The challenge there is that loops don't have an interface, so how can we talk about them inside a function in the spec such that they represent loop behavior in different levels, eg, Solidity / bytecode?

One use case is, for example, a tool that runs on the Solidity level inferring loop invariants and trying to communicate these properties to tools that target bytecode.

An idea would be to have the basic spec level of abstraction similar to the ABI, and have extensions to that, such as spec that can also reason about bytecode.

[MrChico]

Here's how we wrote a loop invariant in the act flavor for rpow:

behaviour rpow-loop of Jug
lemma

//  0a3a => 0a7e
pc

    2618 => 2686

for all

    Half   : uint256
    Z      : uint256
    Base   : uint256
    N      : uint256
    X      : uint256

stack

    _ : _ : Half : _ : Z : Base : N : X : WS => Half : _ : #rpow(Z, X, N, Base) : Base : 0 : _ : WS

gas

    194 + ((num0(N) * 172) + (num1(N) * 287))

if

    Half == Base / 2
    0 <= #rpow(Z, X, N, Base)
    #rpow(Z, X, N, Base) * Base < pow256
    N =/= 0
    Base =/= 0
    #sizeWordStack(WS) <= 1000
    num0(N) >= 0
    num1(N) >= 0

which is unsatisfactory on a number of levels.

• Referring to the pc value means that this must be changed every time the bytecode is updated.
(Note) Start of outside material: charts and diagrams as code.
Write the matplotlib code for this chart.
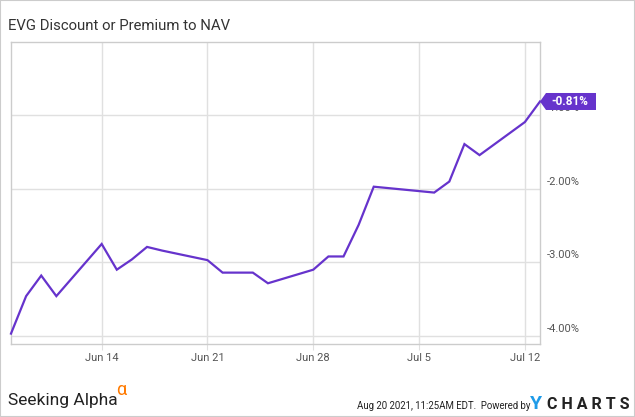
import matplotlib
matplotlib.use("Agg")
import matplotlib.pyplot as plt
import matplotlib.dates as mdates
import matplotlib.transforms as mtrans
from matplotlib.patches import Polygon, Rectangle
import datetime as dt

plt.rcParams['font.family'] = ['Roboto', 'DejaVu Sans']

dates = ["2021-06-08", "2021-06-09", "2021-06-10", "2021-06-11", "2021-06-14",
         "2021-06-15", "2021-06-16", "2021-06-17", "2021-06-18", "2021-06-21",
         "2021-06-22", "2021-06-23", "2021-06-24", "2021-06-25", "2021-06-28",
         "2021-06-29", "2021-06-30", "2021-07-01", "2021-07-02", "2021-07-06",
         "2021-07-07", "2021-07-08", "2021-07-09", "2021-07-12", "2021-07-13"]
values = [-3.97, -3.46, -3.18, -3.46, -2.75,
          -3.10, -2.96, -2.79, -2.84, -2.97,
          -3.14, -3.14, -3.14, -3.285, -3.10,
          -2.92, -2.92, -2.49, -1.97, -2.05,
          -1.90, -1.39, -1.54, -1.09, -0.81]
xtick_dates = ["2021-06-14", "2021-06-21", "2021-06-28", "2021-07-05", "2021-07-12"]
xtick_labels = ["Jun 14", "Jun 21", "Jun 28", "Jul 5", "Jul 12"]
ytick_vals = [-4.0, -3.0, -2.0, -1.0]
ytick_labels = ["-4.00%", "-3.00%", "-2.00%", "-1.00%"]
title = "EVG Discount or Premium to NAV"
last_label = "-0.81%"

x = [dt.datetime.strptime(d, "%Y-%m-%d") for d in dates]
xt = [dt.datetime.strptime(d, "%Y-%m-%d") for d in xtick_dates]

W, H = 635, 417
fig = plt.figure(figsize=(W / 100, H / 100), dpi=100)
fig.patch.set_facecolor("white")

L, R, T, B = 11, 540, 42, 343.5
ax = fig.add_axes([L / W, 1 - B / H, (R - L) / W, (B - T) / H])

purple = "#6633cc"
grid_c = "#e0e0e0"
ax.plot(x, values, color=purple, lw=1.6, solid_joinstyle="miter", zorder=3, clip_on=False)

ax.set_xlim(x[0], x[-1])
ax.set_ylim(-4.105, 0.0)
ax.set_xticks(xt)
ax.set_xticklabels(xtick_labels)
ax.set_yticks(ytick_vals)
ax.set_yticklabels([])
ax.grid(True, color=grid_c, lw=1)
ax.tick_params(axis="x", length=4, color=grid_c, labelsize=8, labelcolor="#555555", pad=3)
ax.tick_params(axis="y", length=0)
for s in ax.spines.values():
    s.set_color("#cccccc")
    s.set_linewidth(1)

ytr = mtrans.offset_copy(ax.get_yaxis_transform(), fig=fig, x=5, y=1.5, units="points")
for v, lab in zip(ytick_vals, ytick_labels):
    ax.text(1.0, v, lab, transform=ytr, ha="left", va="bottom", fontsize=8, color="#555555")

# value tag at last point
fig_tr = fig.transFigure
fig.canvas.draw()
px, py = ax.transData.transform((mdates.date2num(x[-1]), values[-1]))
px, py = px / W, py / H
w_tag, h_tag, tip = 50 / W, 17 / H, 6 / W
poly = Polygon([[px, py], [px + tip, py + h_tag / 2], [px + tip + w_tag, py + h_tag / 2],
                [px + tip + w_tag, py - h_tag / 2], [px + tip, py - h_tag / 2]],
               closed=True, transform=fig_tr, facecolor=purple, edgecolor="none", zorder=5)
fig.patches.append(poly)
fig.text(px + tip + w_tag / 2 - 1 / W, py, last_label, ha="center", va="center", color="white",
         fontsize=8.5, fontweight="bold", zorder=6)

# title
fig.text(8 / W, 1 - 26 / H, title, ha="left", va="center", fontsize=10.7, color="#333333")

# footer
fig.text(8 / W, 1 - 405 / H, "Seeking Alpha", ha="left", va="baseline", fontsize=12.5, color="#222222")
fig.text(116 / W, 1 - 395 / H, "α", ha="left", va="baseline", fontsize=13, color="#ff7a00")
fig.text(357 / W, 1 - 409 / H, "Aug 20 2021, 11:25AM EDT.  Powered by", ha="left", va="baseline",
         fontsize=6.9, color="#222222")
fig.text(530 / W, 1 - 409 / H, "Y", ha="left", va="baseline", fontsize=14, color="#1e9be8", fontweight="bold")
fig.text(547 / W, 1 - 409 / H, "C H A R T S", ha="left", va="baseline", fontsize=11.5, color="#222222",
         fontweight="bold")

fig.patches.append(Rectangle((0, 0), 1, 1, transform=fig_tr, fill=False, edgecolor="#cccccc", lw=1.5))

fig.savefig("out.png", dpi=100)
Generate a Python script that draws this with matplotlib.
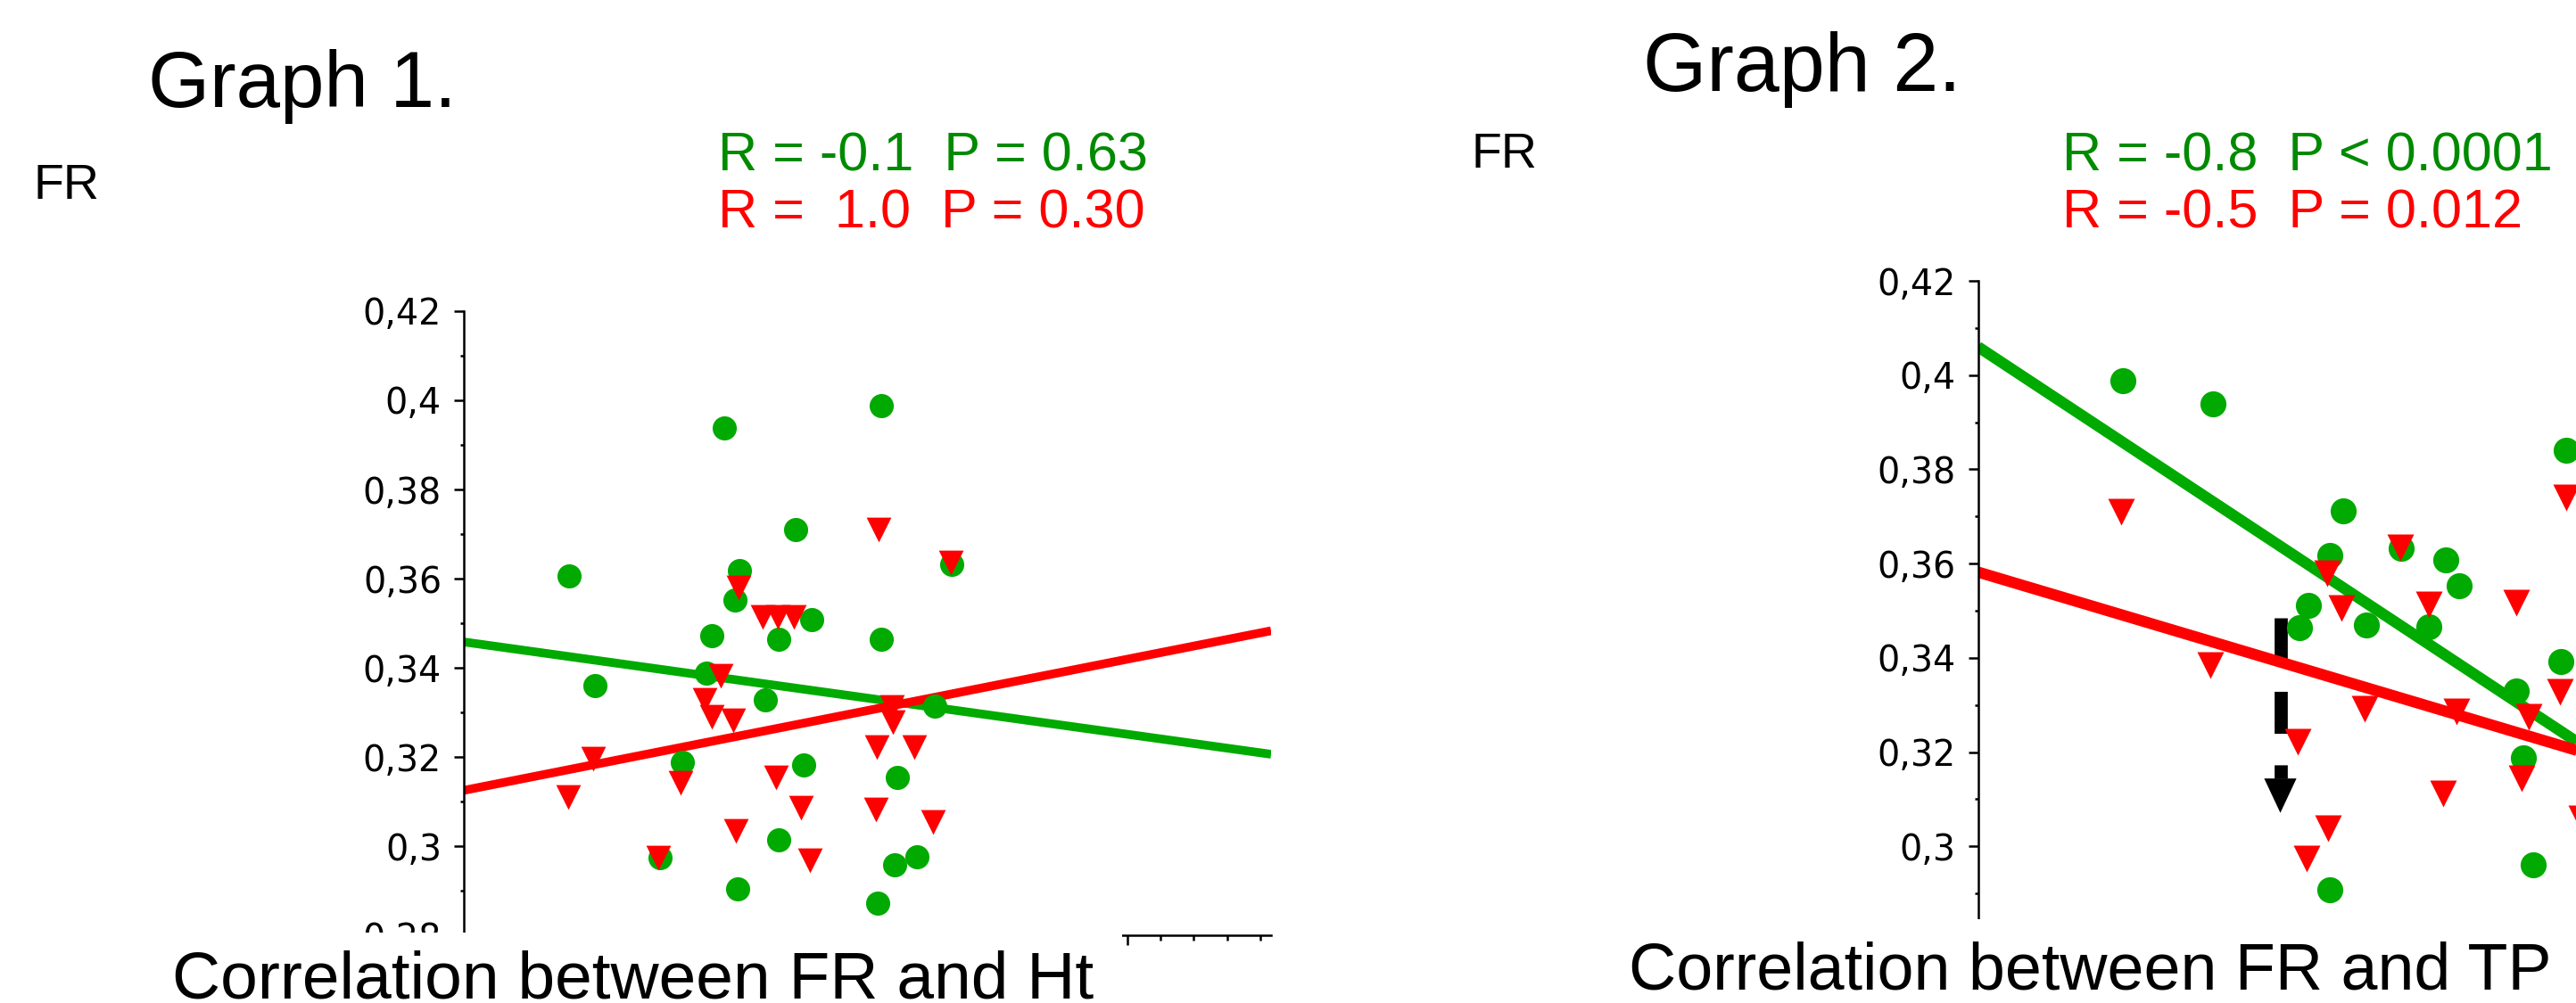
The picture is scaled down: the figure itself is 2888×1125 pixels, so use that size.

How can we extract this information is a better way? Some sort of annotations in the source code?

• Referring to variables by their stack location forces such claims to be on the EVM level. Again, maybe annotations can help here

• The strategy around dealing with gas might be avoided completely if all proving engines have a "gas free" mode, where this doesn't matter at all. There are some abstractions in K already towards this goal.

Now, I think that this syntax is different from what you might like @leonardoalt . Do you have an alternative suggestion?